The new Rector arrives in Lyon with a clear vision: to emphasize UCLy's values of academic excellence, rigorous research and community involvement, while focusing on internationalizing the University and cultivating "excellence through empathy" (2). "The University is first and foremost a community, made up of like-minded people pursuing the same goal".

Grégory Woimbée has devoted a large part of his career to the Institut Catholique de Toulouse, where he climbed the academic ladder from Lecturer to Professor, and finally Vice-Rector for Research and International Relations from 2014 to 2022. "My experience in Toulouse has enabled me to understand the importance of research and international collaboration. I am convinced that these elements are essential for the development of our University", he explains.

In addition to his academic achievements, Grégory Woimbée has also demonstrated a profound pastoral commitment: "it taught me the value of listening and service, qualities that I intend to integrate into my mission at the Université Catholique de Lyon."

His conviction that empathy is a prerequisite for governance has been dear to UCLy since its creation nearly 150 years ago. To prefer this approach to competition and selection is to create a University where everyone can succeed and find their place, by valuing collective strength. "The person and his or her dignity are at the heart of Catholic education," explains Grégory Woimbée, "both as an obligation that we place on ourselves in the way we do things, but also as a heritage that we make it our duty to pass on."

A dual academic and theological training 

Grégory Woimbée was born on May1, 1976 in Saint-Mihiel, in the Meuse region of Lorraine, in France. His academic and professional career illustrates his dedication to education and the Church.

After completing preparatory classes in hypokhâgne and khâgne at the Lycée Henri IV in Paris, he went on to study canon law at the Institut Catholique de Toulouse, obtaining his Master’s degree in 2005. In 2006, he obtained a Doctorate in History from the Université Paris-IV Sorbonne. He also completed a post-doctorate at Boston College’s Lonergan Institute from 2006 to 2007. The same year, he obtained a second Doctorate, this time in Theology at the Pontifical Gregorian University in Rome.

Ordained to the priesthood on June 2004 for the Diocese of Perpignan, Grégory Woimbée has spent his entire career combining religious and academic commitments. From 2009 to 2015, he was Rector-Archbishop of the Basilique-Cathédrale Saint-Jean de Perpignan and parish priest of Perpignan’s downtown parishes, bearing witness to his pastoral dedication.

At the same time, he joined the Institut Catholique de Toulouse in 2007. Over the years, he has held a number of academic positions, first as a lecturer, then as assistant professor, lecturer and finally Professor in 2014. That same year, he became ICT’s Vice-Rector for Research and International Relations, a position he held until 2022. During this period, he contributed to the institute’s international reputation.

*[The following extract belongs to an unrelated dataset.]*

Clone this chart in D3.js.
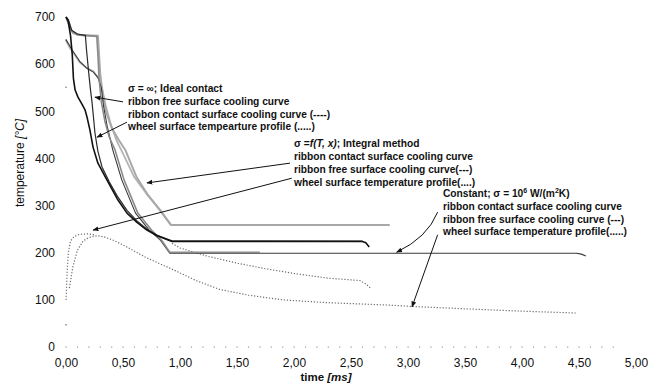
<!DOCTYPE html>
<html>
<head>
<meta charset="utf-8">
<script src="https://cdn.jsdelivr.net/npm/d3@7"></script>
<style>
  html, body { margin: 0; padding: 0; background: #fff; }
  svg { display: block; font-family: "Liberation Sans", Arial, sans-serif; }
</style>
</head>
<body>
<svg id="chart" width="659" height="385"></svg>
<script>
// ─── Data (time in ms, temperature in °C) ───────────────────

const xTickValues = [0, 0.5, 1, 1.5, 2, 2.5, 3, 3.5, 4, 4.5, 5];
const yTickValues = [0, 100, 200, 300, 400, 500, 600, 700];

// ribbon curves, dark pair (end on the ~224 °C plateau)
const darkA = [[0,700],[0.02,690],[0.04,660],[0.055,620],[0.065,570],[0.08,545],[0.105,530],[0.14,515],[0.167,503],[0.184,488],[0.21,460],[0.237,424],[0.28,390],[0.36,354],[0.45,314],[0.535,284],[0.62,265],[0.71,248],[0.8,236],[0.93,224],[2.6,224],[2.63,221],[2.66,212]];
const darkB = [[0,700],[0.02,694],[0.05,672],[0.1,664],[0.17,661],[0.18,630],[0.2,580],[0.215,545],[0.228,520],[0.24,490],[0.254,454],[0.28,415],[0.316,382],[0.38,350],[0.45,320],[0.535,290],[0.62,268],[0.71,250],[0.8,237],[0.93,225],[2.6,224]];

// ribbon curves, grey pair (end on the ~200 °C plateau)
const greyLong = [[0,652],[0.03,640],[0.06,628],[0.12,606],[0.18,592],[0.24,583],[0.28,572],[0.31,550],[0.33,510],[0.36,470],[0.41,418],[0.49,354],[0.61,284],[0.73,248],[0.83,226],[0.91,199],[4.48,199],[4.52,197],[4.56,193]];
const greyShort = [[0,700],[0.02,694],[0.05,670],[0.1,662],[0.27,659],[0.28,620],[0.29,570],[0.31,520],[0.34,480],[0.38,445],[0.43,418],[0.51,354],[0.63,284],[0.75,248],[0.84,226],[0.91,201],[1.7,201]];

// ribbon curves, light pair (end on the ~259 °C plateau)
const lightA = [[0,700],[0.03,680],[0.06,666],[0.12,662],[0.28,660],[0.29,620],[0.3,580],[0.32,540],[0.35,500],[0.4,465],[0.46,440],[0.52,418],[0.62,360],[0.72,322],[0.825,291],[0.92,259],[2.84,259]];
const lightB = [[0,650],[0.03,636],[0.07,622],[0.12,604],[0.18,592],[0.24,585],[0.29,568],[0.32,545],[0.35,510],[0.39,475],[0.44,440],[0.5,410],[0.6,360],[0.7,327],[0.8,297],[0.92,259]];

// wheel surface curves (dotted)
const wheelA = [[0,100],[0.01,160],[0.02,200],[0.04,225],[0.07,234],[0.12,239],[0.2,240],[0.26,237]];
const wheelB = [[0.03,125],[0.06,170],[0.1,205],[0.15,225],[0.2,232],[0.27,236],[0.33,234],[0.42,226],[0.535,212],[0.7,190],[0.94,164],[1.15,140],[1.35,122],[1.6,110],[1.9,100],[2.3,94],[2.82,89],[3.04,86],[3.5,81],[4.0,76],[4.48,72]];
const wheelC = [[0.93,220],[1.0,210],[1.25,192],[1.5,178],[1.75,166],[2.0,156],[2.3,146],[2.58,141],[2.63,134],[2.67,125]];
const startDots = [[0,651],[0,551],[0,47]];

// annotation blocks; "|" toggles italic, "^" toggles superscript
const labelIdeal = ["σ = ∞; Ideal contact", "ribbon free surface cooling curve", "ribbon contact surface cooling curve (----)", "wheel surface tempearture profile (.....)"];
const labelIntegral = ["σ =|f(T, x)|; Integral method", "ribbon contact surface cooling curve", "ribbon free surface cooling curve(---)", "wheel surface temperature  profile(....)"];
const labelConstant = ["Constant; σ = 10^6^ W/(m^2^K)", "ribbon contact surface cooling curve", "ribbon free surface cooling curve (---)", "wheel surface temperature  profile(.....)"];
const labelAnchors = [[0.544, 541], [2.0, 424], [3.307, 318]];

// arrows: [from, to, optional control] in [t, T]
const arrows = [
  [[0.5, 520], [0.254, 530]],
  [[0.535, 477], [0.272, 445]],
  [[1.965, 390], [0.71, 348]],
  [[1.98, 358], [0.237, 248]],
  [[3.26, 286], [2.9, 201], [3.17, 232]],
  [[3.26, 238], [3.035, 85]]
];

// ─── Layout ─────────────────────────────────────────────────

const svg = d3.select("#chart");
const x = d3.scaleLinear().domain([0, 5]).range([66, 636]);
const y = d3.scaleLinear().domain([0, 700]).range([347, 17]);
const line = d3.line().x(d => x(d[0])).y(d => y(d[1]));

svg.append("rect").attr("width", 659).attr("height", 385).attr("fill", "#fff");

// dotted x baseline
svg.append("g")
  .selectAll("rect")
  .data(d3.range(0, 4.85, 0.1))
  .join("rect")
  .attr("x", d => x(d) - 0.5)
  .attr("y", y(0) - 0.5)
  .attr("width", 1.2)
  .attr("height", 1.2)
  .attr("fill", "#999");

// axes (labels only)
const yAxis = svg.append("g")
  .attr("transform", `translate(${x(0)},0)`)
  .call(d3.axisLeft(y).tickValues(yTickValues).tickSize(0).tickPadding(11));
yAxis.select(".domain").remove();

const xAxis = svg.append("g")
  .attr("transform", `translate(0,${y(0)})`)
  .call(d3.axisBottom(x).tickValues(xTickValues).tickSize(0).tickPadding(11)
    .tickFormat(d => d.toFixed(2).replace(".", ",")));
xAxis.select(".domain").remove();

svg.selectAll(".tick text")
  .attr("font-size", 12)
  .attr("font-family", "'Liberation Sans', Arial, sans-serif")
  .attr("fill", "#111");

// axis titles
const yTitle = svg.append("text")
  .attr("transform", "translate(24,163) rotate(-90)")
  .attr("text-anchor", "middle")
  .attr("font-size", 12)
  .attr("fill", "#111");
yTitle.append("tspan").text("temperature ");
yTitle.append("tspan").attr("font-style", "italic").text("[°C]");

const xTitle = svg.append("text")
  .attr("x", 326).attr("y", 381)
  .attr("text-anchor", "middle")
  .attr("font-size", 11.5)
  .attr("font-weight", "bold")
  .attr("fill", "#111");
xTitle.append("tspan").text("time ");
xTitle.append("tspan").attr("font-style", "italic").text("[ms]");

// ─── Curves ─────────────────────────────────────────────────

const dotted = [wheelA, wheelB, wheelC];
svg.append("g")
  .selectAll("path")
  .data(dotted)
  .join("path")
  .attr("d", line)
  .attr("fill", "none")
  .attr("stroke", "#6a6a6a")
  .attr("stroke-width", 1.2)
  .attr("stroke-dasharray", "1.2,1.8");

svg.append("g")
  .selectAll("circle")
  .data(startDots)
  .join("circle")
  .attr("cx", d => x(d[0]))
  .attr("cy", d => y(d[1]))
  .attr("r", 0.8)
  .attr("fill", "#777");

const solid = [
  { pts: lightB, color: "#b4b4b4", w: 1.8 },
  { pts: lightA, color: "#a8a8a8", w: 2 },
  { pts: greyLong, color: "#3a3a3a", w: 1.1 },
  { pts: greyShort, color: "#8a8a8a", w: 1.6 },
  { pts: darkB, color: "#2a2a2a", w: 1.2 },
  { pts: darkA, color: "#111", w: 1.6 }
];
svg.append("g")
  .selectAll("path")
  .data(solid)
  .join("path")
  .attr("d", d => line(d.pts))
  .attr("fill", "none")
  .attr("stroke", d => d.color)
  .attr("stroke-width", d => d.w)
  .attr("stroke-linejoin", "round");

// ─── Annotations ────────────────────────────────────────────

svg.append("defs").append("marker")
  .attr("id", "head")
  .attr("viewBox", "0 0 10 10")
  .attr("refX", 9).attr("refY", 5)
  .attr("markerWidth", 6).attr("markerHeight", 6)
  .attr("markerUnits", "userSpaceOnUse")
  .attr("orient", "auto")
  .append("path")
  .attr("d", "M0,1L10,5L0,9Z")
  .attr("fill", "#111");

svg.append("g")
  .selectAll("path")
  .data(arrows)
  .join("path")
  .attr("d", d => d[2]
    ? `M${x(d[0][0])},${y(d[0][1])}Q${x(d[2][0])},${y(d[2][1])} ${x(d[1][0])},${y(d[1][1])}`
    : `M${x(d[0][0])},${y(d[0][1])}L${x(d[1][0])},${y(d[1][1])}`)
  .attr("fill", "none")
  .attr("stroke", "#111")
  .attr("stroke-width", 1)
  .attr("marker-end", "url(#head)");

const blocks = [labelIdeal, labelIntegral, labelConstant];
blocks.forEach((lines, bi) => {
  const [t0, T0] = labelAnchors[bi];
  const txt = svg.append("text")
    .attr("font-size", 10.2)
    .attr("font-weight", "bold")
    .attr("fill", "#111");
  lines.forEach((s, i) => {
    const baseY = y(T0) + i * 12.8;
    // split on markers, keep them to toggle styles
    const tokens = s.split(/([|^])/);
    let italic = false, sup = false, first = true;
    tokens.forEach(tok => {
      if (tok === "|") { italic = !italic; return; }
      if (tok === "^") { sup = !sup; return; }
      if (!tok) return;
      const ts = txt.append("tspan").text(tok);
      if (first) { ts.attr("x", x(t0)); first = false; }
      ts.attr("y", sup ? baseY - 4 : baseY);
      if (italic) ts.attr("font-style", "italic");
      if (sup) ts.attr("font-size", 7);
    });
  });
});
</script>
</body>
</html>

In 2022, Grégory Woimbée was appointed Director of the Theologicum doctoral program at the Institut Catholique de Paris, where he continues to share his knowledge and experience with a new generation of researchers, historians and theologians.

He is the author of some fifty publications in dogmatic and fundamental theology.


(1) Two rectors took on this responsibility before the age of 40, including Father Pierre Dadolle (1894-1906) and Father Pierre Gardette, Rector of UCLy for 19 years from 1945 to 1964. 

(2) In his letter of candidacy for the post of Rector of UCLy, Father Gregory Woimbée clarified his thoughts on this notion of "excellence through empathy". "It seems at first glance a contradictory expression, because our world aspires to excel through selection and competition, by eliminating the weakest, the least useful. This maxim is a powerful message: it says that we can all succeed, all find our own way, our place in society and for the service of society (...) and that we are only strong collectively, the weakest among us. Empathy is not a word, it is a method or an instrument of governance (...). Empathy or mercy is not a goal, but a path on which excellence remains the goal (...)."